Changing url_type means that some pages will change. For example, instead of Download button CKAN will show you Go to resource button on the resource page, because Download label is specific to url_type=upload. And some views may stop working as well. But this is safer option for migration, than leaving url_type unchanged: ckanext-files manages files in its own way and some assumptions about files will not work anymore, so using different url_type is the fastest way to tell everyone that something changed.

Broken views can be easily fixed. Every view implemented as a separate plugin. You always can inherit from this plugin and override methods that relied on different behavior. And a lot of views work with file URL directly, so they won't even see the difference.

ckan files migrate local-resources resources

And the next goal is correct metadata schema. If you are using ckanext-scheming, you need to modify validators of url and format fields.

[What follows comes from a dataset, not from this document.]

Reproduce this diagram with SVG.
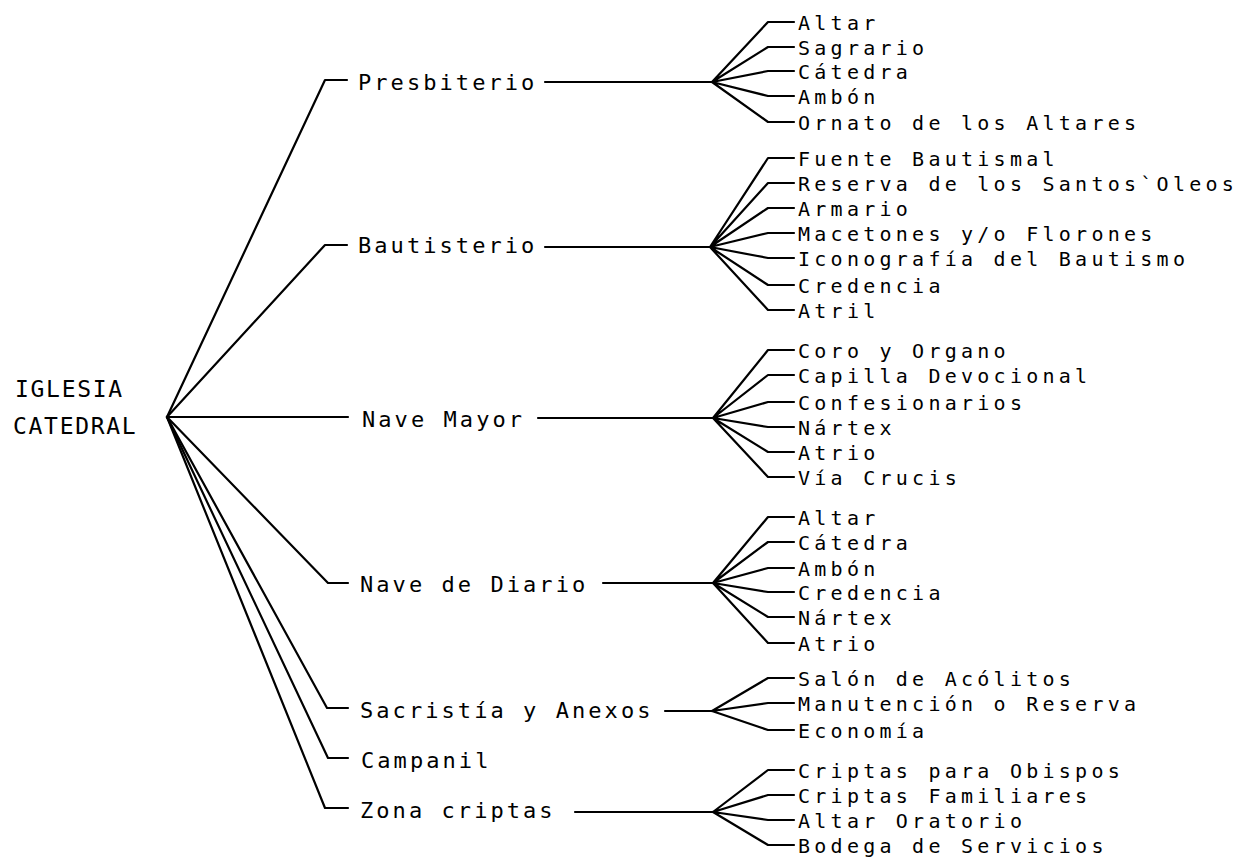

If you are working with native schemas, you have to modify dataset schema via implementing IDatasetForm. Here's an example:

from ckan.lib.plugins import DefaultDatasetForm
from ckan.logic import schema

class FilesDatasetPlugin(p.SingletonPlugin, DefaultDatasetForm):
    p.implements(p.IDatasetForm, inherit=True)

    def is_fallback(self):
        return True

    def package_types(self):
        return ["dataset"]

    def _modify_schema(self, schema):
        schema["resources"]["url"].extend([
            tk.get_validator("files_verify_url_type_and_value"),
            tk.get_validator("files_file_id_exists"),
            tk.get_validator("files_transfer_ownership")("resource","id"),
        ])
        schema["resources"]["format"].insert(0, tk.get_validator("files_content_type_from_file")("url"))

    def create_package_schema(self):
        sch = schema.default_create_package_schema()
        self._modify_schema(sch)
        return sch

    def update_package_schema(self):
        sch = schema.default_update_package_schema()
        self._modify_schema(sch)
        return sch

    def show_package_schema(self):
        sch = schema.default_show_package_schema()
        sch["resources"]["url"].extend([
            tk.get_validator("files_verify_url_type_and_value"),
            tk.get_validator("files_id_into_resource_download_url"),
        ])
        return sch

Both create and update schemas are updated in the same way. We add a new validator to format field, to correctly identify file format. And there is a number of new validators for url:

  • files_verify_url_type_and_value: skip validation if we are not working with resource that contains file.
  • files_file_id_exists: verify existence of file ID
  • files_transfer_ownership("resource","id"): move file ownership to resource after successful validation

At top of this, we also have two validators applied to show_package_schema(use output_validators in ckanext-scheming):

  • files_verify_url_type_and_value: skip validation if we are not working with resource that contains file.
  • files_id_into_resource_download_url: replace file ID with download URL in API output

And the next part is the trickiest. You need to create a number of templates and JS modules. But because ckanext-files is actively developed, most likely, your custom files will be outdated pretty soon.

Instead, we recommend enabling patch for resource form that shipped with ckanext-files. It's a bit hacky, but because the extension itself is stil in alpha-stage, it should be acceptable. Check file upload strategies for examples of implementation that you can add to your portal instead of the default patch.

To enable patch for templates, add following line to the config file:

ckanext.files.enable_resource_migration_template_patch = true

This option adds Add file button to resource form

button on resource form

Upon clicking, this button is replaced by widget that supports uploading new files of selecting previously uploaded files that are not used by any resource yet

expanded widget on resource form